PEDRO ALEXANDRE SANCHES
DA REPORTAGEM LOCAL

"O Cair da Tarde", novo disco de Ney Matogrosso, 56, aprofunda o namoro que o artista vem promovendo entre o popular e o erudito em música brasileira.
Como numa gradação, Ney vem de cantar Angela Maria ("Estava Escrito", 94) e Chico Buarque ("Um Brasileiro", 96) e chega agora a Antonio Carlos Jobim e Heitor Villa-Lobos.
"Não é uma gradação, mas um mergulho de volta ao nosso passado musical, que culmina com Villa-Lobos. Coloquei-o ao lado de Tom Jobim porque ele sempre declarou o quanto foi influenciado por Villa", explica Ney.

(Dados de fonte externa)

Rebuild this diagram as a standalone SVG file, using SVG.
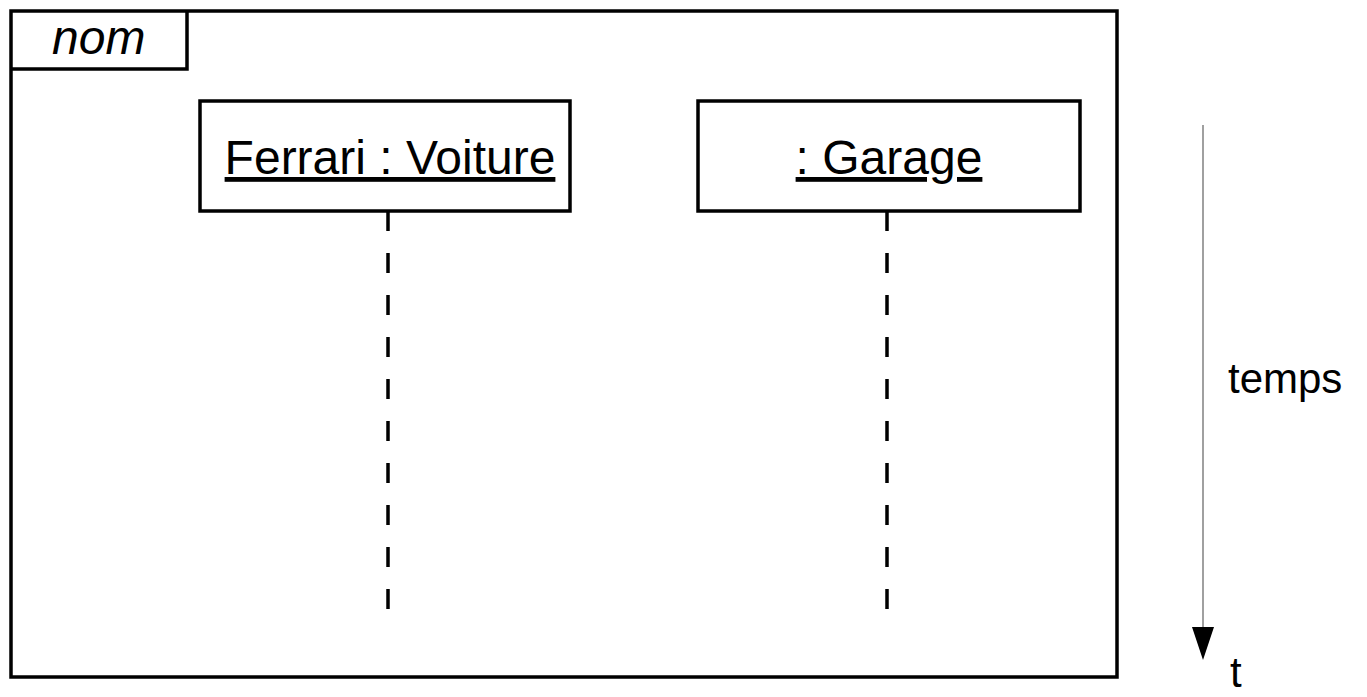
<svg xmlns="http://www.w3.org/2000/svg" width="1367" height="697" viewBox="0 0 1367 697">
  <style>
    .frame { fill: none; stroke: #000; stroke-width: 3.5; }
    .box { fill: #fff; stroke: #000; stroke-width: 3.5; }
    .label { font-family: "Liberation Sans", Arial, sans-serif; font-size: 48px; fill: #000; }
    .axis-label { font-size: 42px; }
    .obj { text-anchor: middle; text-decoration: underline; }
    .lifeline { stroke: #000; stroke-width: 3.5; stroke-dasharray: 20 22; fill: none; }
    .time { stroke: #808080; stroke-width: 1.5; fill: none; }
  </style>

  <!-- sequence frame with its name tab -->
  <g id="frame">
    <rect class="frame" x="11" y="11" width="1106" height="666"/>
    <polyline class="frame" points="11,69 187,69 187,11"/>
    <text class="label" x="52" y="54" font-style="italic">nom</text>
  </g>

  <!-- lifelines -->
  <g id="connectors">
    <line class="lifeline" x1="388" y1="211" x2="388" y2="613"/>
    <line class="lifeline" x1="887" y1="211" x2="887" y2="613"/>
  </g>

  <g id="ferrari">
    <rect class="box" x="200" y="101" width="370" height="110"/>
    <text class="label obj" x="390" y="174">Ferrari : Voiture</text>
  </g>

  <g id="garage">
    <rect class="box" x="698" y="101" width="382" height="110"/>
    <text class="label obj" x="889" y="174">: Garage</text>
  </g>

  <!-- time axis -->
  <g id="time-axis">
    <line class="time" x1="1203" y1="125" x2="1203" y2="628"/>
    <path d="M1192,627 L1214,627 L1203,660 Z" fill="#000"/>
    <text class="label axis-label" x="1228" y="393">temps</text>
    <text class="label axis-label" x="1230" y="687">t</text>
  </g>
</svg>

Em quase metade do disco -em geral nas canções de Villa-Lobos-, Ney se faz acompanhar pelo conjunto instrumental mineiro Uakti. Funde assim dois projetos -o de gravar um CD com temas de Villa-Lobos e o de gravar um CD com o Uakti.
Ney diz que a aproximação entre presente e passado, popular e erudito é mais antiga. "Desde 'O Pescador de Pérolas' (85), já acontece essa mistura. Antes disso, meu trabalho era pop. Depois, quis fazer um trabalho mais significativo dentro da música brasileira."
Ele diz que quer desmistificar, no entanto, o valor "erudito" puro de Villa-Lobos. "Acham que Villa é sinfônico apenas, mas ele foi o que havia de mais popular. É um repertório pseudo-erudito."
A pesquisa sobre o compositor Ney implementou no museu Villa-Lobos, onde buscou letras e partituras.
Não se interessou pela história por trás das canções, de como elas receberam letras de nomes como Manuel Bandeira, Hermínio Bello de Carvalho e Dora Vasconcellos (amiga íntima de Villa-Lobos). "Não achei necessário", diz.
Ney afirma saber do processo de vulgarização -pelo excesso de gravações- por que passa a obra de Tom Jobim desde sua morte. "Sei disso, mas procurei reproduzir o Tom mais parecido com Villa, e por isso menos conhecido."
Ele define o resultado: "É um dos meus discos mais bem realizados, estou cantando bem. Eu era exagerado, excessivo, agora estou maduro". Discorda que tal transformação venha do aprimoramento técnico. "A técnica não me preocupa. O mais importante é o sentimento."
O desinteresse pelo pop mantém adormecido o Ney escandaloso que surgiu com os Secos & Molhados, em 73, e manteve-se nos primeiros anos de carreira solo, a partir de 75.
"O performer naqueles termos de antes não tem mais sentido. Hoje não pretendo chocar ou desafiar o governo, a sociedade hipócrita, como antes. Hoje tudo é permitido, ninguém se choca mais."
No futuro próximo, pretende interromper a série de regravações. "Já estou selecionando repertório de músicas pop inéditas, de compositores desconhecidos."